Data records:
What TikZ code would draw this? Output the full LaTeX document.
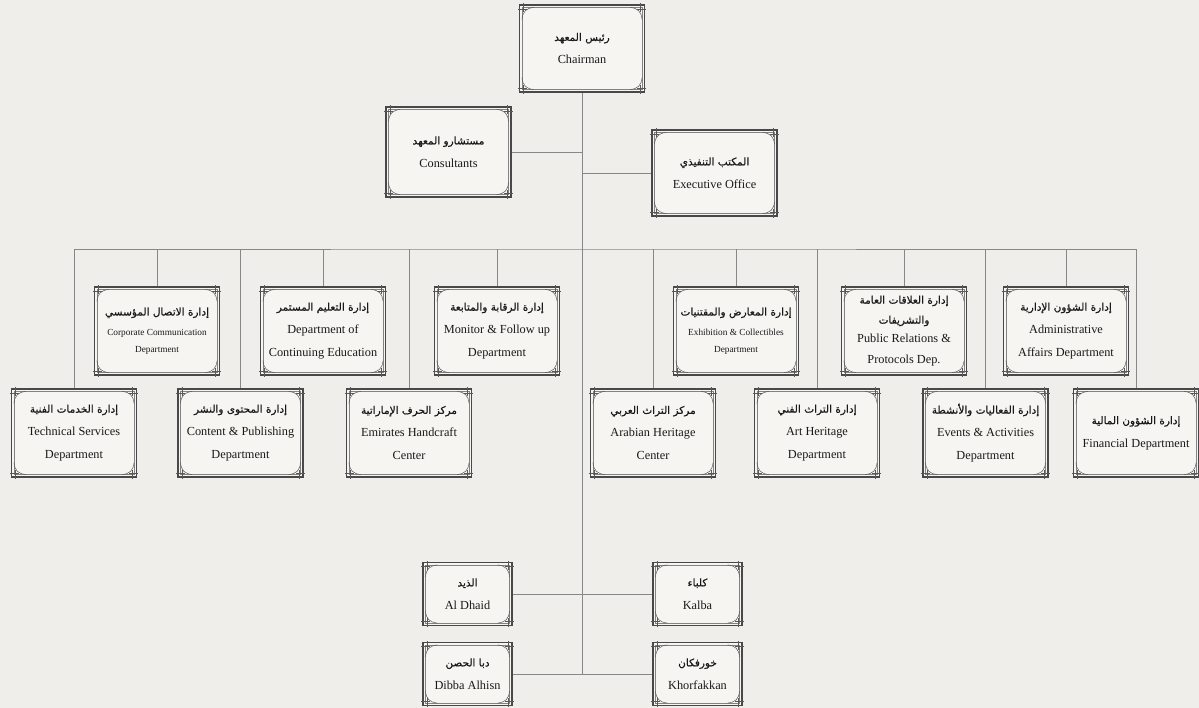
\documentclass[tikz,border=0pt]{standalone}
\usepackage{fontspec}
\setmainfont{Liberation Serif}
\newfontfamily\arabicfont[Script=Arabic,FakeBold=0.6]{DejaVu Sans}
\TeXXeTstate=1
\usetikzlibrary{calc}
\newcommand\artxt[1]{{\arabicfont\fontsize{10.5}{22}\selectfont\beginR #1\endR}}
\newcommand\smalltxt[1]{{\fontsize{9.3}{16}\selectfont #1}}
\definecolor{bgc}{RGB}{240,238,234}
\definecolor{boxfill}{RGB}{246,245,242}
\definecolor{outerc}{RGB}{72,72,72}
\definecolor{innerc}{RGB}{130,130,130}
\definecolor{connc}{RGB}{135,135,135}
\tikzset{
  orgbox/.style={draw=outerc, line width=1.2pt, fill=boxfill, inner sep=0pt,
     minimum width=125, minimum height=88, align=center,
     font=\fontsize{12.3}{23}\selectfont, text=black!90},
  smallbox/.style={orgbox, minimum width=89, minimum height=63},
  conn/.style={draw=connc, line width=0.8pt},
  innerln/.style={draw=innerc, line width=0.6pt},
  ornln/.style={draw=black!65, line width=0.5pt}
}
\begin{document}
\begin{tikzpicture}[x=1pt,y=-1pt]
\fill[bgc] (0,0) rectangle (1199,708);
\useasboundingbox (0,0) rectangle (1199,708);

% top
\node[orgbox, minimum height=87] (chair) at (582,48.5) {\artxt{رئيس المعهد}\\Chairman};
\node[orgbox, minimum height=90] (cons) at (448.5,152) {\artxt{مستشارو المعهد}\\Consultants};
\node[orgbox, minimum height=86] (exec) at (714.5,173) {\artxt{المكتب التنفيذي}\\Executive Office};

% upper row
\node[orgbox] (cc) at (157,331) {\artxt{إدارة الاتصال المؤسسي}\\[-3pt]\smalltxt{Corporate Communication}\\[-6pt]\smalltxt{Department}};
\node[orgbox] (ce) at (323,331) {\artxt{إدارة التعليم المستمر}\\Department of\\Continuing Education};
\node[orgbox] (mf) at (497,331) {\artxt{إدارة الرقابة والمتابعة}\\Monitor \& Follow up\\Department};
\node[orgbox] (ex) at (736,331) {\artxt{إدارة المعارض والمقتنيات}\\[-3pt]\smalltxt{Exhibition \& Collectibles}\\[-6pt]\smalltxt{Department}};
\node[orgbox, font=\fontsize{12.3}{21}\selectfont] (pr) at (904,331) {\artxt{إدارة العلاقات العامة}\\[-1pt]\artxt{والتشريفات}\\[-2pt]Public Relations \&\\Protocols Dep.};
\node[orgbox] (ad) at (1066,331) {\artxt{إدارة الشؤون الإدارية}\\Administrative\\Affairs Department};

% lower row
\node[orgbox] (ts) at (74,433) {\artxt{إدارة الخدمات الفنية}\\Technical Services\\Department};
\node[orgbox] (cp) at (240.5,433) {\artxt{إدارة المحتوى والنشر}\\Content \& Publishing\\Department};
\node[orgbox] (eh) at (409,433) {\artxt{مركز الحرف الإماراتية}\\Emirates Handcraft\\Center};
\node[orgbox] (ah) at (653,433) {\artxt{مركز التراث العربي}\\Arabian Heritage\\Center};
\node[orgbox] (art) at (817,433) {\artxt{إدارة التراث الفني}\\Art Heritage\\Department};
\node[orgbox] (ev) at (985.5,433) {\artxt{إدارة الفعاليات والأنشطة}\\Events \& Activities\\Department};
\node[orgbox] (fin) at (1136,433) {\artxt{إدارة الشؤون المالية}\\Financial Department};

% bottom
\node[smallbox] (dh) at (467.5,594) {\artxt{الذيد}\\Al Dhaid};
\node[smallbox] (ka) at (697.5,594) {\artxt{كلباء}\\Kalba};
\node[smallbox] (db) at (467.5,674) {\artxt{دبا الحصن}\\Dibba Alhisn};
\node[smallbox] (kh) at (697.5,674) {\artxt{خورفكان}\\Khorfakkan};

% ornaments
\foreach \n in {chair,cons,exec,cc,ce,mf,ex,pr,ad,ts,cp,eh,ah,art,ev,fin,dh,ka,db,kh}{
  \coordinate (nw) at (\n.north west);
  \coordinate (ne) at (\n.north east);
  \coordinate (sw) at (\n.south west);
  \coordinate (se) at (\n.south east);
  \draw[innerln] ($(nw)+(3,3)$) rectangle ($(se)+(-3,-3)$);
  \draw[ornln] ($(nw)+(-1,4.5)$) -- ($(nw)+(8,4.5)$) ($(nw)+(4.5,-1)$) -- ($(nw)+(4.5,8)$);
  \draw[ornln] ($(ne)+(1,4.5)$) -- ($(ne)+(-8,4.5)$) ($(ne)+(-4.5,-1)$) -- ($(ne)+(-4.5,8)$);
  \draw[ornln] ($(sw)+(-1,-4.5)$) -- ($(sw)+(8,-4.5)$) ($(sw)+(4.5,1)$) -- ($(sw)+(4.5,-8)$);
  \draw[ornln] ($(se)+(1,-4.5)$) -- ($(se)+(-8,-4.5)$) ($(se)+(-4.5,1)$) -- ($(se)+(-4.5,-8)$);
  \draw[ornln] ($(nw)+(3,15)$) .. controls ($(nw)+(4,7)$) and ($(nw)+(7,4)$) .. ($(nw)+(15,3)$);
  \draw[ornln] ($(ne)+(-3,15)$) .. controls ($(ne)+(-4,7)$) and ($(ne)+(-7,4)$) .. ($(ne)+(-15,3)$);
  \draw[ornln] ($(sw)+(3,-15)$) .. controls ($(sw)+(4,-7)$) and ($(sw)+(7,-4)$) .. ($(sw)+(15,-3)$);
  \draw[ornln] ($(se)+(-3,-15)$) .. controls ($(se)+(-4,-7)$) and ($(se)+(-7,-4)$) .. ($(se)+(-15,-3)$);
}

% connectors
\coordinate (bus) at (582,249);
\draw[conn] (chair.south) -- (chair.south |- db.east);
\draw[conn] (cons.east) -- (cons.east -| bus);
\draw[conn] (exec.west) -- (exec.west -| bus);
\draw[conn] (ts.north) |- (bus) -| (fin.north);
\foreach \n in {cc,ce,mf,ex,pr,ad,cp,eh,ah,art,ev}{
  \draw[conn] (\n.north) -- (\n.north |- bus);
}
\draw[conn] (dh.east) -- (ka.west);
\draw[conn] (db.east) -- (kh.west);
\end{tikzpicture}
\end{document}
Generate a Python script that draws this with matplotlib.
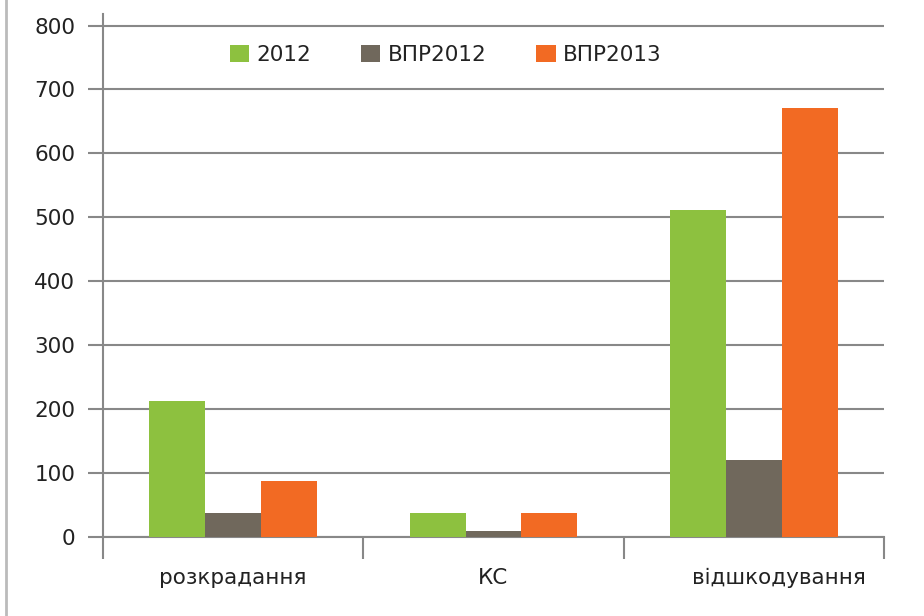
import numpy as np
import matplotlib.pyplot as plt
import matplotlib.transforms as mtransforms
from matplotlib.lines import Line2D

plt.rcParams['font.family'] = ['DejaVu Sans']

categories = ['розкрадання', 'КС', 'відшкодування']
series = ['2012', 'ВПР2012', 'ВПР2013']
v2012 = [212, 37, 512]
vpr2012 = [37, 9, 121]
vpr2013 = [87, 37, 671]
colors = ['#8DC13F', '#70685C', '#F26A23']

fig = plt.figure(figsize=(9.24, 6.16), dpi=100)
ax = fig.add_axes([103 / 924, (616 - 537) / 616, 781 / 924, 523 / 616])

x = np.arange(len(categories))
w = 0.215
for i, (vals, name) in enumerate(zip([v2012, vpr2012, vpr2013], series)):
    ax.bar(x + (i - 1) * w, vals, w, color=colors[i], label=name, zorder=3)

ax.set_xlim(-0.5, 2.5)
ax.set_ylim(0, 818)
ax.set_yticks(range(0, 801, 100))
ax.yaxis.grid(True, color='#888888', lw=1.5, zorder=0)

grid_c = '#888888'
for s in ['top', 'right']:
    ax.spines[s].set_visible(False)
for s in ['left', 'bottom']:
    ax.spines[s].set_color(grid_c)
    ax.spines[s].set_linewidth(1.5)

ax.tick_params(axis='y', length=11, width=1.5, color=grid_c, labelsize=15.5,
               labelcolor='#222222', pad=9)
ax.set_xticks(x)
ax.set_xticklabels(categories)
ax.tick_params(axis='x', which='major', length=0, labelsize=15.5,
               labelcolor='#222222', pad=22)
ax.set_xticks([-0.5, 0.5, 1.5, 2.5], minor=True)
ax.tick_params(axis='x', which='minor', length=16, width=1.5, color=grid_c)

# last category label sits a bit right of its group in the original
lbl = ax.get_xticklabels()[2]
lbl.set_transform(lbl.get_transform() + mtransforms.ScaledTranslation(25 / 100, 0, fig.dpi_scale_trans))

ax.legend(loc='center', bbox_to_anchor=(0.439, 0.922), ncol=3, frameon=False,
          fontsize=15.5, handlelength=0.9, handleheight=0.9, handletextpad=0.35,
          columnspacing=2.3, labelcolor='#222222')

fig.add_artist(Line2D([6 / 924, 6 / 924], [0, 1], color='#BBBBBB', lw=2,
                      transform=fig.transFigure))

fig.savefig('out.png', dpi=100)
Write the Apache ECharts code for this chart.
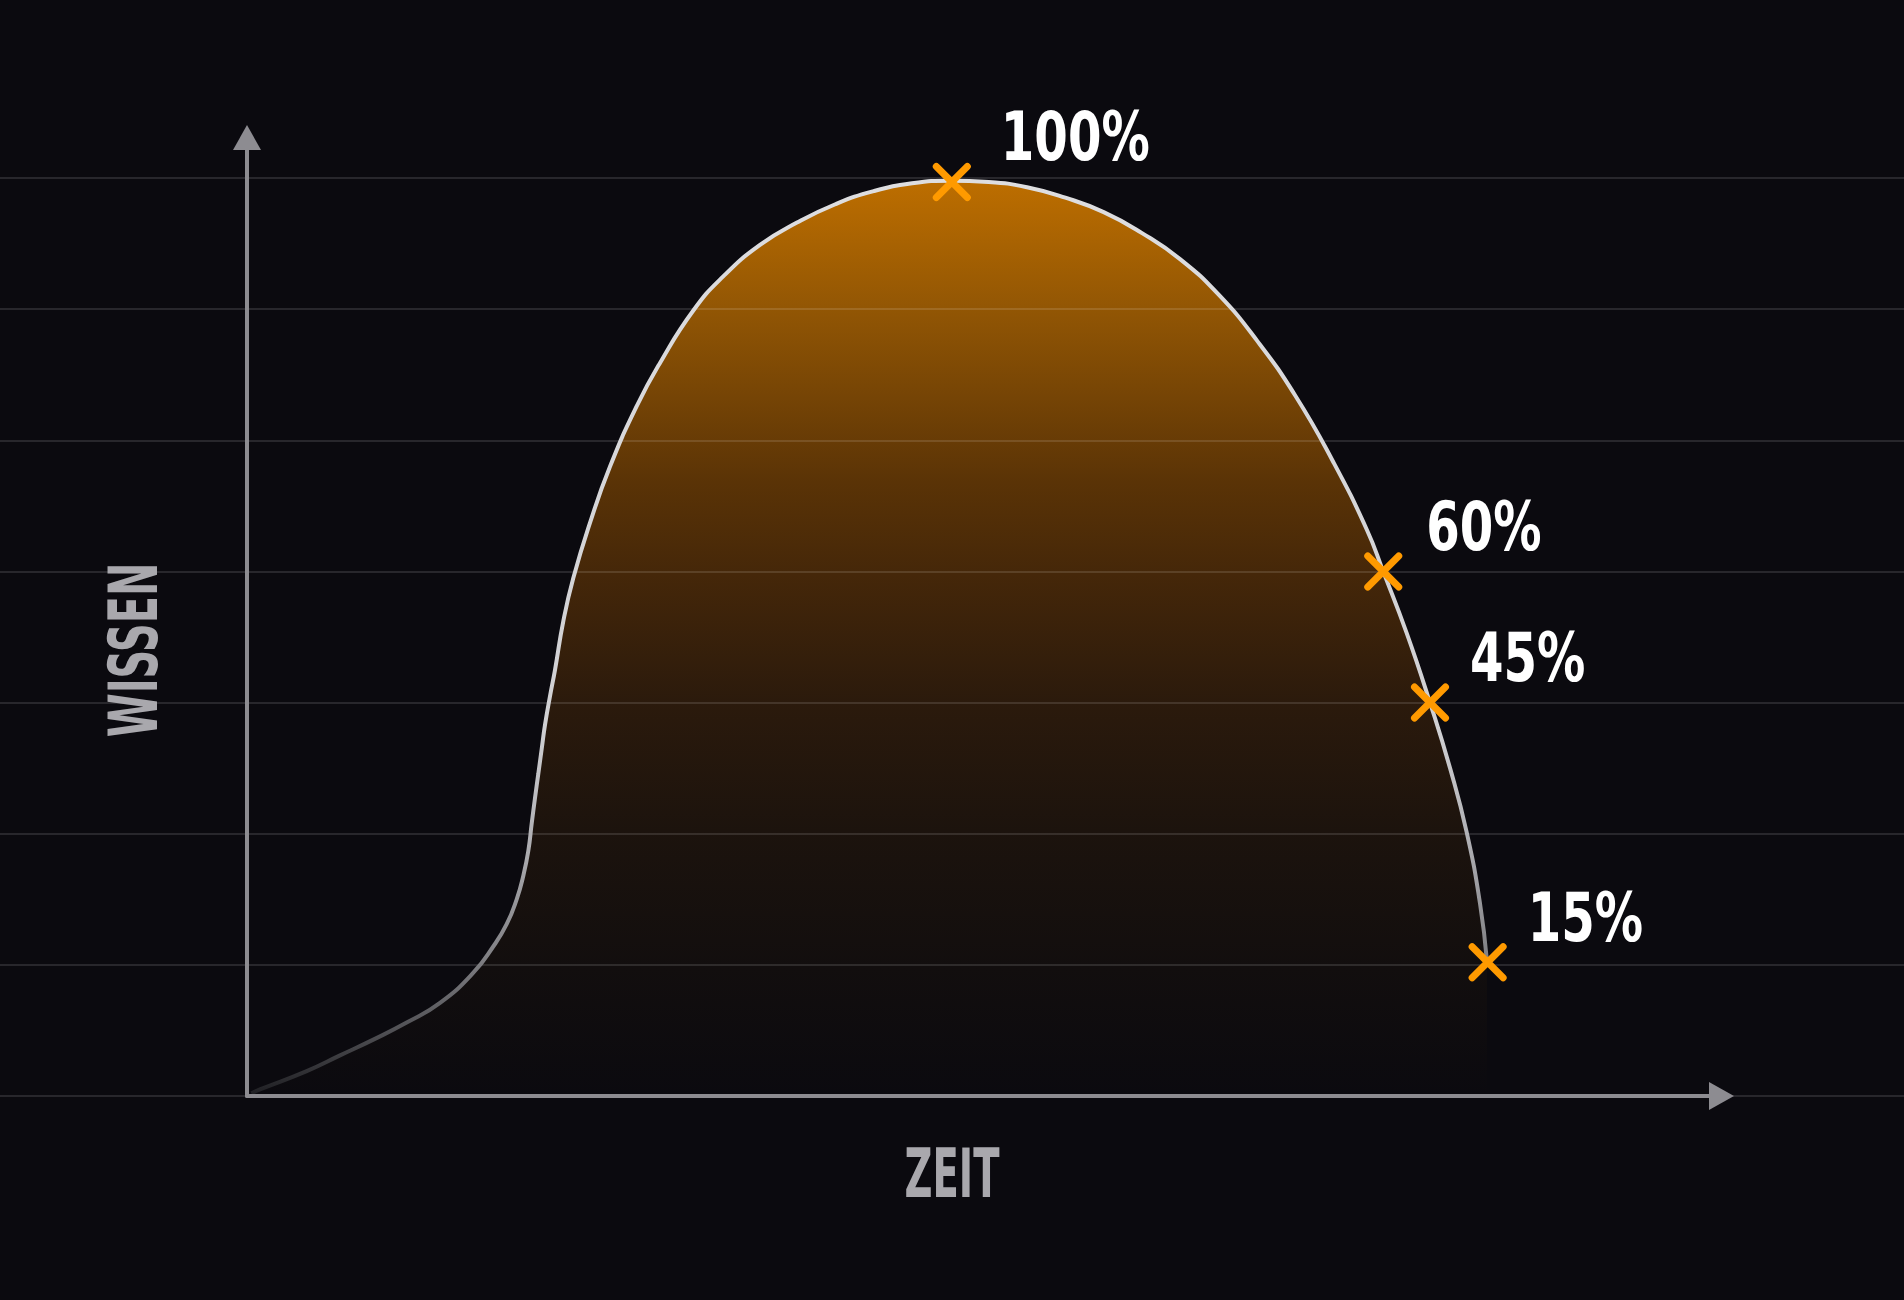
<!DOCTYPE html>
<html>
<head>
<meta charset="utf-8">
<script src="https://cdn.jsdelivr.net/npm/echarts@6/dist/echarts.min.js"></script>
<style>
html,body{margin:0;padding:0;background:#0b0a0f;}
#chart{width:1904px;height:1300px;}
</style>
</head>
<body>
<div id="chart"></div>
<script>
// ---- data (x: time units 0..100, y: knowledge in guide-line units 0..7) ----
const curveX = [0.3, 0.88, 4.05, 6.31, 8.57, 10.83, 13.09, 15.35, 16.70, 17.61, 18.29, 18.74, 19.08, 19.31, 19.53, 19.76, 19.99, 20.21, 20.55, 20.89, 21.45, 22.13, 23.26, 24.62, 26.43, 28.01, 30.27, 32.30, 34.79, 37.30, 39.90, 42.50, 45.10, 47.70, 50.30, 52.90, 55.50, 58.10, 60.70, 63.30, 65.90, 68.50, 71.10, 73.60, 75.94, 77.06, 78.65, 80.23, 81.59, 82.72, 83.62, 84.10];
const curveY = [0.02, 0.05, 0.19, 0.31, 0.43, 0.56, 0.71, 0.94, 1.14, 1.31, 1.50, 1.68, 1.87, 2.08, 2.27, 2.46, 2.65, 2.83, 3.05, 3.25, 3.62, 3.95, 4.37, 4.80, 5.26, 5.59, 5.99, 6.25, 6.49, 6.66, 6.80, 6.90, 6.96, 6.98, 6.97, 6.93, 6.85, 6.74, 6.58, 6.38, 6.11, 5.76, 5.34, 4.85, 4.32, 4.00, 3.53, 3.00, 2.50, 2.01, 1.47, 1.02];
const markX = [47.8, 77.06, 80.23, 84.14];
const markY = [6.97, 4.00, 3.00, 1.02];
const markLabels = ['100%', '60%', '45%', '15%'];
const guideLevels = [0, 1, 2, 3, 4, 5, 6, 7];
const xAxisTitle = 'ZEIT';
const yAxisTitle = 'WISSEN';

// ---- styles ----
const FONT = "'DejaVu Sans Condensed', 'Liberation Sans Narrow', sans-serif";
const AXIS_COLOR = '#8d8c91';
const TITLE_COLOR = '#a9a8ad';
const LABEL_DX = [49, 43, 40, 40];
const LABEL_DY = -39;
const LABEL_SIZE = 67;
const LABEL_SCALE_X = 0.80;
const TITLE_SIZE = 67;

const curve = curveX.map((x, i) => [x, curveY[i]]);
const marks = markX.map((x, i) => [x, markY[i]]);

const chart = echarts.init(document.getElementById('chart'), null, { renderer: 'canvas' });

const hiddenAxisParts = { axisTick: { show: false }, axisLabel: { show: false }, splitLine: { show: false } };
const arrowLine = { show: true, onZero: false, symbol: ['none', 'triangle'], symbolSize: [28, 25],
  lineStyle: { color: AXIS_COLOR, width: 4 } };

const option = {
  backgroundColor: '#0b0a0f',
  animation: false,
  grid: [
    { left: 0, right: 0, top: 178, bottom: 204 },
    { left: 247, right: 182.5, top: 137.5, bottom: 204 }
  ],
  xAxis: [
    { gridIndex: 0, type: 'value', min: 0, max: 1, show: false },
    Object.assign({ gridIndex: 1, type: 'value', min: 0, max: 100, z: 5, axisLine: arrowLine }, hiddenAxisParts)
  ],
  yAxis: [
    {
      gridIndex: 0, type: 'value', min: guideLevels[0], max: guideLevels[guideLevels.length - 1], interval: 1, z: 2,
      axisLine: { show: false }, axisTick: { show: false }, axisLabel: { show: false },
      splitLine: { show: true, lineStyle: { color: 'rgba(255,255,255,0.12)', width: 2 } }
    },
    Object.assign({ gridIndex: 1, type: 'value', min: 0, max: 7.309, z: 5, axisLine: arrowLine }, hiddenAxisParts)
  ],
  series: [
    {
      type: 'line', xAxisIndex: 1, yAxisIndex: 1, z: 1, data: curve, smooth: 0.5,
      showSymbol: false, silent: true,
      lineStyle: { width: 0, opacity: 0 },
      areaStyle: {
        opacity: 1,
        color: new echarts.graphic.LinearGradient(0, 0, 0, 1, [
          { offset: 0, color: '#bd6e00' },
          { offset: 0.14, color: '#925604' },
          { offset: 0.33, color: '#5a3306' },
          { offset: 0.43, color: '#452709' },
          { offset: 0.57, color: '#2b1a0c' },
          { offset: 0.71, color: '#1c130d' },
          { offset: 0.86, color: '#120e0e' },
          { offset: 1, color: '#0b0a0f' }
        ])
      }
    },
    {
      type: 'line', xAxisIndex: 1, yAxisIndex: 1, z: 3, data: curve, smooth: 0.5,
      showSymbol: false, silent: true,
      lineStyle: {
        width: 4,
        color: new echarts.graphic.LinearGradient(0, 0, 0, 1, [
          { offset: 0, color: '#dedee0' },
          { offset: 0.6, color: '#d0d0d3' },
          { offset: 0.72, color: '#b0b0b4' },
          { offset: 0.85, color: '#808084' },
          { offset: 0.93, color: '#505054' },
          { offset: 1, color: '#1e1e22' }
        ])
      }
    },
    {
      type: 'scatter', xAxisIndex: 1, yAxisIndex: 1, z: 4, data: marks, silent: true,
      symbol: 'path://M0,0L10,10M10,0L0,10', symbolSize: 31,
      itemStyle: { color: 'rgba(0,0,0,0)', opacity: 1, borderColor: '#ff9a00', borderWidth: 7, borderCap: 'round' }
    }
  ]
};
chart.setOption(option);

// value labels placed next to each marker through the chart's own scales
const labelEls = marks.map((m, i) => {
  const p = chart.convertToPixel({ xAxisIndex: 1, yAxisIndex: 1 }, m);
  return {
    type: 'text', x: p[0] + LABEL_DX[i], y: p[1] + LABEL_DY, scaleX: LABEL_SCALE_X, z: 10, silent: true,
    style: { text: markLabels[i], fill: '#ffffff', fontSize: LABEL_SIZE, fontWeight: 'bold', fontFamily: FONT,
      align: 'left', verticalAlign: 'middle', textAlign: 'left', textVerticalAlign: 'middle' }
  };
});
const titleEls = [
  { type: 'text', x: 140, y: 650, rotation: Math.PI / 2, scaleX: 0.66, z: 10, silent: true,
    style: { text: yAxisTitle, fill: TITLE_COLOR, fontSize: TITLE_SIZE, fontWeight: 'bold', fontFamily: FONT,
      align: 'center', verticalAlign: 'middle', textAlign: 'center', textVerticalAlign: 'middle' } },
  { type: 'text', x: 952, y: 1180, scaleX: 0.64, z: 10, silent: true,
    style: { text: xAxisTitle, fill: TITLE_COLOR, fontSize: TITLE_SIZE, fontWeight: 'bold', fontFamily: FONT,
      align: 'center', verticalAlign: 'middle', textAlign: 'center', textVerticalAlign: 'middle' } }
];
chart.setOption({ graphic: labelEls.concat(titleEls) });
</script>
</body>
</html>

Directions for this task: Repeat only the lines from the one holding "Generate a Python" to the one holding "transform=fig.transFigure))", both ends included, and drop the images.

Result of the task:
Generate a Python script that draws this with matplotlib.
import numpy as np
import matplotlib.pyplot as plt
import matplotlib.transforms as mtransforms
from matplotlib.lines import Line2D

plt.rcParams['font.family'] = ['DejaVu Sans']

categories = ['розкрадання', 'КС', 'відшкодування']
series = ['2012', 'ВПР2012', 'ВПР2013']
v2012 = [212, 37, 512]
vpr2012 = [37, 9, 121]
vpr2013 = [87, 37, 671]
colors = ['#8DC13F', '#70685C', '#F26A23']

fig = plt.figure(figsize=(9.24, 6.16), dpi=100)
ax = fig.add_axes([103 / 924, (616 - 537) / 616, 781 / 924, 523 / 616])

x = np.arange(len(categories))
w = 0.215
for i, (vals, name) in enumerate(zip([v2012, vpr2012, vpr2013], series)):
    ax.bar(x + (i - 1) * w, vals, w, color=colors[i], label=name, zorder=3)

ax.set_xlim(-0.5, 2.5)
ax.set_ylim(0, 818)
ax.set_yticks(range(0, 801, 100))
ax.yaxis.grid(True, color='#888888', lw=1.5, zorder=0)

grid_c = '#888888'
for s in ['top', 'right']:
    ax.spines[s].set_visible(False)
for s in ['left', 'bottom']:
    ax.spines[s].set_color(grid_c)
    ax.spines[s].set_linewidth(1.5)

ax.tick_params(axis='y', length=11, width=1.5, color=grid_c, labelsize=15.5,
               labelcolor='#222222', pad=9)
ax.set_xticks(x)
ax.set_xticklabels(categories)
ax.tick_params(axis='x', which='major', length=0, labelsize=15.5,
               labelcolor='#222222', pad=22)
ax.set_xticks([-0.5, 0.5, 1.5, 2.5], minor=True)
ax.tick_params(axis='x', which='minor', length=16, width=1.5, color=grid_c)

# last category label sits a bit right of its group in the original
lbl = ax.get_xticklabels()[2]
lbl.set_transform(lbl.get_transform() + mtransforms.ScaledTranslation(25 / 100, 0, fig.dpi_scale_trans))

ax.legend(loc='center', bbox_to_anchor=(0.439, 0.922), ncol=3, frameon=False,
          fontsize=15.5, handlelength=0.9, handleheight=0.9, handletextpad=0.35,
          columnspacing=2.3, labelcolor='#222222')

fig.add_artist(Line2D([6 / 924, 6 / 924], [0, 1], color='#BBBBBB', lw=2,
                      transform=fig.transFigure))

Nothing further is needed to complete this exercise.